The IPO confetti is raining
Aevex just made its Wall Street debut, and the market greeted it like a new kid who showed up to school in a Lamborghini. Shares climbed 23% after the drone maker’s $320 million U.S. IPO, which is a pretty loud way of saying: yes, investors are still willing to fund the drone-defense story.
Why you should care
An IPO is never just about one company getting cash. It’s also a vibe check for the whole category. If Aevex can raise $320 million and still pop on day one, that tells you public investors haven’t lost their appetite for aerospace, defense tech, and anything with a whiff of autonomy.

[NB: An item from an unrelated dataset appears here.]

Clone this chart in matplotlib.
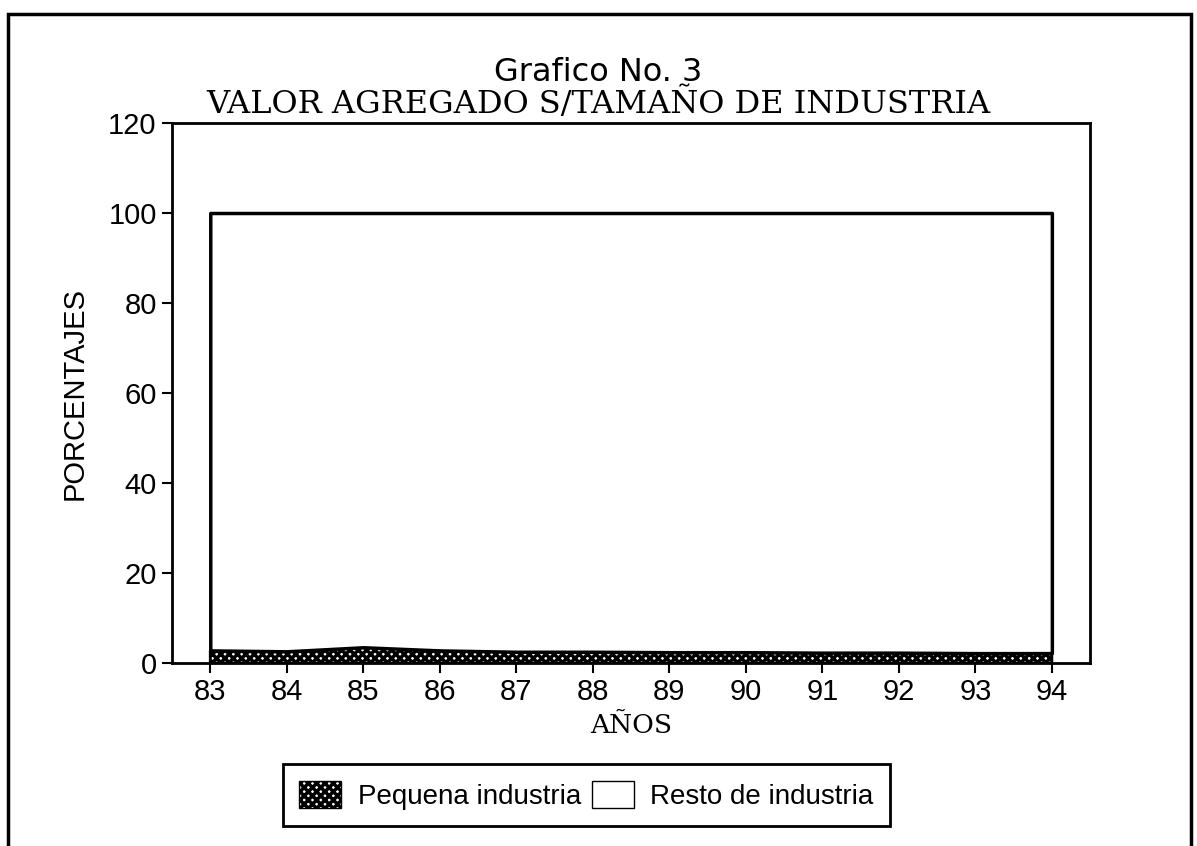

For Aevex, the money can help bankroll growth, expansion, and whatever else comes after the ceremonial bell-ringing photos. For shareholders, the first-day jump suggests demand was stronger than the usual “we’ll circle back after lunch” Wall Street shrug.
The big picture
A hot debut doesn’t guarantee a smooth ride from here — IPOs are famous for turning from prom king to pumpkin once the lockup period and quarterly numbers arrive. But for now, Aevex gets to enjoy the rarest thing in markets: a debut that actually looked like a win.
Big picture: when a drone maker raises $320 million and the stock still takes off, that’s not just a listing. That’s a market saying, “We’ll take the future, please, and make it snappy.”